サービスインターフェースは大きく「同期(同期的呼び出し)」と「非同期(イベント/メッセージ駆動)」に分けられます。同期型はリクエスト・レスポンスモデル(HTTP/REST、gRPC)で即時の応答が期待されます。一方、非同期型はメッセージング基盤(Kafka、RabbitMQ、AWS SQSなど)やイベントストリームで処理され、後続の処理やコールバックで結果を受け取る形を取ります。

設計上の違いは、耐障害性、スケーラビリティ、遅延許容の要件によって選択されます。例えば大量データの蓄積処理やバッチ処理には非同期が適し、ユーザーインタラクションの多いAPIには同期が向きます。

具体的な実装スタイルと技術

  • RESTful API:HTTPの資源指向を用いるスタイル。URI、HTTPメソッド、ステータスコードを明確にし、JSONをよく使います(FieldingのREST原則)。OpenAPIでの記述が一般的です。
  • SOAP / WSDL:XMLベースで操作・データ型を厳密に記述する古典的スタイル。エンタープライズでのトランザクション的連携に使われます。
  • gRPC / Protocol Buffers:バイナリプロトコルで高性能・低遅延なRPCを実現。
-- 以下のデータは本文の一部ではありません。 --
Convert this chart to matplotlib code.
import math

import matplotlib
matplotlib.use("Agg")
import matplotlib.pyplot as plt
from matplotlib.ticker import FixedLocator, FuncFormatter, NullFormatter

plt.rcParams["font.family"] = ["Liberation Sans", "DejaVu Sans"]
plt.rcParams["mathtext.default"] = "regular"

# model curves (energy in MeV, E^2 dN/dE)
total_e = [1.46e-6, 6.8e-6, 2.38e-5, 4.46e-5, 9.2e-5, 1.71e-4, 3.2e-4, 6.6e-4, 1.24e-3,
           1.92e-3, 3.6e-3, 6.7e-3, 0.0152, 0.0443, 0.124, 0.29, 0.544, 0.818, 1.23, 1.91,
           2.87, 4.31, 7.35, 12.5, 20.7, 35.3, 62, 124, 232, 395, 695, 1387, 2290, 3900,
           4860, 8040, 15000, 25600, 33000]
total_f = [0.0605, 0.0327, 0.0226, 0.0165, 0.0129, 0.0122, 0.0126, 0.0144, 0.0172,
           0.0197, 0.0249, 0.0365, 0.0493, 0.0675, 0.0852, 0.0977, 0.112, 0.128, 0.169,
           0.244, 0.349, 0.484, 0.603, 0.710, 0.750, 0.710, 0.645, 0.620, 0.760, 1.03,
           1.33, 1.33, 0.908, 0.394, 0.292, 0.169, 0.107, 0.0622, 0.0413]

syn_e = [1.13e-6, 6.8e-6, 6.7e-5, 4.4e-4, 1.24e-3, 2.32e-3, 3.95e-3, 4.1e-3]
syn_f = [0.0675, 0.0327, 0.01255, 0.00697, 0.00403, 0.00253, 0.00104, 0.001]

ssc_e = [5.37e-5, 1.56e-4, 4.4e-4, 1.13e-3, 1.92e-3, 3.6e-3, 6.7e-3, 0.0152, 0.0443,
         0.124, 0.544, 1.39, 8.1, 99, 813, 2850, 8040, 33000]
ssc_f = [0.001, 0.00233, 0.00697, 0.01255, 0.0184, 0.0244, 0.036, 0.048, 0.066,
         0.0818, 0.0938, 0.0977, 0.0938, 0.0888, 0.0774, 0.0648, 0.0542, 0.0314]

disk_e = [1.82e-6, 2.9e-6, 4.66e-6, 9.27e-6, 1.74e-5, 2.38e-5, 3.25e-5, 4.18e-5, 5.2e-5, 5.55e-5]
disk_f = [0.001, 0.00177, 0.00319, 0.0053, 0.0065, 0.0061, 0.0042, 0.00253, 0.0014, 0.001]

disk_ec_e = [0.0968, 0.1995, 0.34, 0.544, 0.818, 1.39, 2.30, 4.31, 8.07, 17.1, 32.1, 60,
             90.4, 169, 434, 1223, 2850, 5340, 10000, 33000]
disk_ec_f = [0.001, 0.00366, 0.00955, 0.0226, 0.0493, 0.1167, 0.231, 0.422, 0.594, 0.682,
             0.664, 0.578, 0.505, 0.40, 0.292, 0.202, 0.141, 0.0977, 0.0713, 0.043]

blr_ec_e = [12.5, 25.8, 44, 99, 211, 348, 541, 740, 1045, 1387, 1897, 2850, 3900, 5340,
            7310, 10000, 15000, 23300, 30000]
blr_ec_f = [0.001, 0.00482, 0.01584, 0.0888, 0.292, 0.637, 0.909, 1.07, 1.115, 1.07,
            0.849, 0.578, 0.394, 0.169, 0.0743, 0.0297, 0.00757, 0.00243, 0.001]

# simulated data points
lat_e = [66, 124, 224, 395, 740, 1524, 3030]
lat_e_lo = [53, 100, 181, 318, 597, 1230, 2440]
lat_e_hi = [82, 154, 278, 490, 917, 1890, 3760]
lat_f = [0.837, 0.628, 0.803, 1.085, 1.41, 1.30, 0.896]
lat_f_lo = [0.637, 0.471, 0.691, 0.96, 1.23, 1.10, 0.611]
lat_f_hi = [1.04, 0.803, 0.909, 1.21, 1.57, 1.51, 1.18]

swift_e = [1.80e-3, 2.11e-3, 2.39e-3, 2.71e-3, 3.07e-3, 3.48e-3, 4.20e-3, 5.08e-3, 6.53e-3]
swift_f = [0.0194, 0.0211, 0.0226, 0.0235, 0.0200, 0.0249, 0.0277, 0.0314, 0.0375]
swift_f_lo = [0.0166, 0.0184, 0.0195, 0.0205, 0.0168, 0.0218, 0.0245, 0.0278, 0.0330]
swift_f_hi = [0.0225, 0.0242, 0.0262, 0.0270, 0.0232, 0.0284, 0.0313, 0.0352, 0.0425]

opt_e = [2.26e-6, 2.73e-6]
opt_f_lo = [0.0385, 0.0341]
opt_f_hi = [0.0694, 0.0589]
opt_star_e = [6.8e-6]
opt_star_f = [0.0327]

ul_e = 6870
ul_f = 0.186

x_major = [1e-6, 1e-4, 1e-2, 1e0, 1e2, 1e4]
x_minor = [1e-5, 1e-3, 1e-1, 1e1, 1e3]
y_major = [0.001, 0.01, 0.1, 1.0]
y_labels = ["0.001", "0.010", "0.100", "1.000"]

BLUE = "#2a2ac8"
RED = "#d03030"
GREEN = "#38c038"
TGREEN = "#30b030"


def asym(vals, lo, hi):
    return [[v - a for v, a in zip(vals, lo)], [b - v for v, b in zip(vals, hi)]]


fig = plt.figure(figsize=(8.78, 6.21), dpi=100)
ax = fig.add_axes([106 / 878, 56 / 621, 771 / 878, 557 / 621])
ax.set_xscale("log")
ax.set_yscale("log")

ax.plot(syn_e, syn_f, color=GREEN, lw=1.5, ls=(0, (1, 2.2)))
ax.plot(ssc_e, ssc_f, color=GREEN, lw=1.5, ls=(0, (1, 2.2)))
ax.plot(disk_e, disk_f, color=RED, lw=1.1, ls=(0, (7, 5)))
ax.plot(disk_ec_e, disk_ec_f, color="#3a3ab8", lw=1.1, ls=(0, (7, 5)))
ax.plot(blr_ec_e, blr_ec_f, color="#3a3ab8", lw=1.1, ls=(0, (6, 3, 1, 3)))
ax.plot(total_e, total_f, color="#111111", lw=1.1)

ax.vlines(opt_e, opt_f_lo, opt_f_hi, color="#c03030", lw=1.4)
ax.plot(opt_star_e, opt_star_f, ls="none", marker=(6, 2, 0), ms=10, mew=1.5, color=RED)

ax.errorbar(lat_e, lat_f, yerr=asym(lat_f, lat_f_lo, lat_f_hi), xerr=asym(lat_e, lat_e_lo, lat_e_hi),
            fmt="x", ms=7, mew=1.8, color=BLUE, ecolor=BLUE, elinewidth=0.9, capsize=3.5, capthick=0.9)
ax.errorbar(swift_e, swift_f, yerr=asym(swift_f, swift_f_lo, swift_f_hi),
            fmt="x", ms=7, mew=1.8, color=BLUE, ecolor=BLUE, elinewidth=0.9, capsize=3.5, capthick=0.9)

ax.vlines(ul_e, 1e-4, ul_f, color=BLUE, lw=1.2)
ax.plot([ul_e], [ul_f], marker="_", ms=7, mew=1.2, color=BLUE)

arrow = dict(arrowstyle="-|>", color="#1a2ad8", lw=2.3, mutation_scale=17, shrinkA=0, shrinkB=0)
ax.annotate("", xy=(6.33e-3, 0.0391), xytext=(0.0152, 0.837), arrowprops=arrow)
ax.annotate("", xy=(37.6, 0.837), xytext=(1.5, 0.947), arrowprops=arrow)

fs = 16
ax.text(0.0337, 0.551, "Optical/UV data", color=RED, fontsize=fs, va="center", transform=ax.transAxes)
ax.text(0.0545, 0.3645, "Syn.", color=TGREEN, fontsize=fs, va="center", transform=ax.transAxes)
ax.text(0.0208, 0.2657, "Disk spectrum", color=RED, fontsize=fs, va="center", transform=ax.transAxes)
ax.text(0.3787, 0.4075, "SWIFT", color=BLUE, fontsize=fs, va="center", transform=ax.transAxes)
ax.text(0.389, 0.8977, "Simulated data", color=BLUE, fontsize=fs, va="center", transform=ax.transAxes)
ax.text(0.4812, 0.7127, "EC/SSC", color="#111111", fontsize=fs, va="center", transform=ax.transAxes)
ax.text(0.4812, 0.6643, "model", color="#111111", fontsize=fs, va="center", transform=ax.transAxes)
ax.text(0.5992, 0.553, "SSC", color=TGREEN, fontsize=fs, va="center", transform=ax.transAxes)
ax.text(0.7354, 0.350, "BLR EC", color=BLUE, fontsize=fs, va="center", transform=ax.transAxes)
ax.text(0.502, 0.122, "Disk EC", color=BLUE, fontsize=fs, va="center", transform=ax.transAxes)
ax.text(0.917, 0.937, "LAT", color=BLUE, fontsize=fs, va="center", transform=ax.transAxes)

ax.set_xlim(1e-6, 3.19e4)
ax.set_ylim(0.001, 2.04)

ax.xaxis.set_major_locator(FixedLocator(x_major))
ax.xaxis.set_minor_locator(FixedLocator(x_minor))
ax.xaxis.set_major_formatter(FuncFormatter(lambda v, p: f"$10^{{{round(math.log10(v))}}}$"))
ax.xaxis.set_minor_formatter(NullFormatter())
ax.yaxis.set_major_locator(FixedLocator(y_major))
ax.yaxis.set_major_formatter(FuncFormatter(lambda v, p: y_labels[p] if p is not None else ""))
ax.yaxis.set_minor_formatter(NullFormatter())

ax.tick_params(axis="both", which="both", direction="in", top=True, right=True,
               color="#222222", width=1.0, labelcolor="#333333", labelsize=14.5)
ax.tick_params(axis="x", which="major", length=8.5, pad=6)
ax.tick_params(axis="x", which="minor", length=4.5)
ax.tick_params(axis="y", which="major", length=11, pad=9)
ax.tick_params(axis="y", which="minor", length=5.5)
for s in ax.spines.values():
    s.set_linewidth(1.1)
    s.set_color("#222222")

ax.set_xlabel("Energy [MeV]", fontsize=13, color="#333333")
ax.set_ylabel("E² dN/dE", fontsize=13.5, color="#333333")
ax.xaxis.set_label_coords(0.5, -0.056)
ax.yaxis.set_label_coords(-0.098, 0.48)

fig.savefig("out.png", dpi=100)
IDL(.proto)で契約を定義します。
  • イベント駆動 / メッセージング:Pub/Subやメッセージキューを介して非同期に通信。イベントスキーマ(Avro/JSON Schema)とストレージ/コンシューマの契約が重要。

設計原則とベストプラクティス

  • 契約重視(Contract-first):先にインターフェース仕様(OpenAPI、proto、WSDLなど)を作り、それを元に実装・テストを行うと互換性やドキュメントの整合性が保てます。
  • 疎結合(Loose coupling):内部実装を隠し、変更の影響を最小化する。インターフェースは必要最小限に留める。
  • インターフェースの安定性とバージョニング:後方互換性を保つ工夫(新たなフィールドはオプションにする、非推奨化ポリシーを声明するなど)。
  • 冪等性(Idempotency):リトライによる二重処理を防ぐための設計(同一IDでのリクエスト受け付けなど)。
  • エラーハンドリングの明示:エラー種別、HTTPステータス、再試行可能性の明示。
  • セキュリティの統合:認証・認可、入力検証、TLS、レート制限、監査ログを仕様に含める。
  • ドキュメントと自動生成:OpenAPI/SwaggerやgRPCのツールチェーンを活用してSDKやスタブを自動生成する。

テストと検証

サービスインターフェースの品質を担保するために、単体テストだけでなくインテグレーションテスト、契約テスト(Contract Testing)が重要です。契約テストはプロバイダとコンシューマ間の合意(契約)に基づき、実装が契約を満たしているかを自動で検証します(例:Pactなどのツール)。さらに、負荷試験や耐障害試験(Chaos Engineering)により非機能要件の検証を行います。

運用上の考慮点:モニタリング・可観測性・ガバナンス

サービスインターフェースは公開後の運用が重要です。ログ、メトリクス、トレース(分散トレーシング)を整備して、エラーの早期発見やパフォーマンス解析を行います。APIゲートウェイを導入すると認証、レート制限、可視化、バージョン管理を集中制御できます。また、組織的にはAPIポータルやカタログ、利用ポリシーを定義するガバナンスが必要です。

よくある落とし穴と回避策

  • ドキュメントが実装と乖離する:自動生成とCIに組み込む。
  • 過度にリッチなインターフェース:最低限の機能と後方互換性を優先する。
  • バージョン管理が不明確:バージョニングポリシーを明文化する。
  • セキュリティを後回しにする:設計段階で認証・認可・脅威モデルを組み込む。
  • テスト不足:契約テストと実運用での可観測性を確保する。

実務での立ち回り(チェックリスト)

  • インターフェース仕様(OpenAPI/proto/WSDL)を作る
  • 非機能要件(SLA、レート制限、可用性)を明確にする
  • セキュリティ要件と認証方式を定義する
  • バージョニングと互換性方針を定める
  • ドキュメント、サンプル、SDKを用意する
  • 契約テスト、自動化テスト、負荷テストを組み込む
  • モニタリング・ログ・トレースを導入する
  • APIゲートウェイやポリシーでガバナンスを実施する

まとめ

サービスインターフェースは単なる技術的なエンドポイント以上のもので、システム間の「契約」であり、設計・実装・運用・ガバナンスを通じて価値を生み出します。設計段階での明確な契約、セキュリティと互換性を考慮した実装、自動化されたテストと可観測性を備えた運用が揃うことで、安定的で拡張可能なサービスを提供できます。